#### Stated problem
Only the pictures are omitted; repeat all other data exactly.

---*---

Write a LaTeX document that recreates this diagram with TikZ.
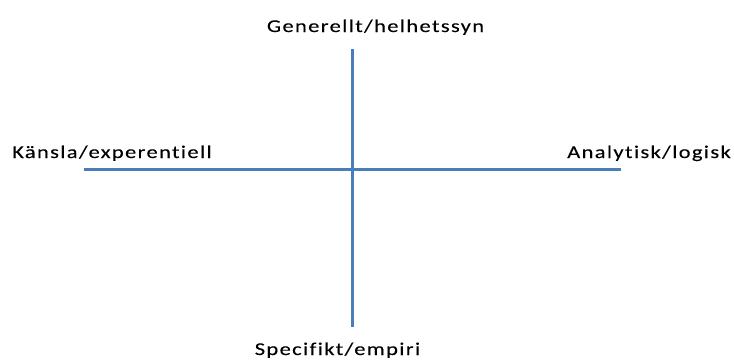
\documentclass[tikz,border=0pt]{standalone}
\usepackage{fontspec}
\setmainfont{Carlito}[FakeStretch=1.25,LetterSpace=7.5,Ligatures=NoCommon,FakeBold=0.15]
\definecolor{axisblue}{HTML}{4A7EBB}
\begin{document}
\begin{tikzpicture}[x=1pt,y=-1pt,
  axis/.style={draw=axisblue,line width=3pt},
  pole/.style={inner sep=0pt,font=\fontsize{18}{22}\selectfont,text=black,anchor=base}]
\useasboundingbox (0,0) rectangle (734,359);
% axis end points
\coordinate (top) at (352,49);
\coordinate (bottom) at (352,327);
\coordinate (left) at (84,169);
\coordinate (right) at (621,169);
\draw[axis] (left) -- (right);
\draw[axis] (top) -- (bottom);
% pole labels
\node[pole] (gen) at (375.5,32) {Generellt/helhetssyn};
\node[pole] (spec) at (337.5,355) {Specifikt/empiri};
\node[pole,anchor=base west] (kans) at (12,158) {Känsla/experentiell};
\node[pole,anchor=base east] (anal) at (731,158) {Analytisk/logisk};
\end{tikzpicture}
\end{document}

---*---

#### Output below
Write a LaTeX document that recreates this diagram with TikZ.
\documentclass[tikz,border=0pt]{standalone}
\usepackage{fontspec}
\setmainfont{Carlito}[FakeStretch=1.25,LetterSpace=7.5,Ligatures=NoCommon,FakeBold=0.15]
\definecolor{axisblue}{HTML}{4A7EBB}
\begin{document}
\begin{tikzpicture}[x=1pt,y=-1pt,
  axis/.style={draw=axisblue,line width=3pt},
  pole/.style={inner sep=0pt,font=\fontsize{18}{22}\selectfont,text=black,anchor=base}]
\useasboundingbox (0,0) rectangle (734,359);
% axis end points
\coordinate (top) at (352,49);
\coordinate (bottom) at (352,327);
\coordinate (left) at (84,169);
\coordinate (right) at (621,169);
\draw[axis] (left) -- (right);
\draw[axis] (top) -- (bottom);
% pole labels
\node[pole] (gen) at (375.5,32) {Generellt/helhetssyn};
\node[pole] (spec) at (337.5,355) {Specifikt/empiri};
\node[pole,anchor=base west] (kans) at (12,158) {Känsla/experentiell};
\node[pole,anchor=base east] (anal) at (731,158) {Analytisk/logisk};
\end{tikzpicture}
\end{document}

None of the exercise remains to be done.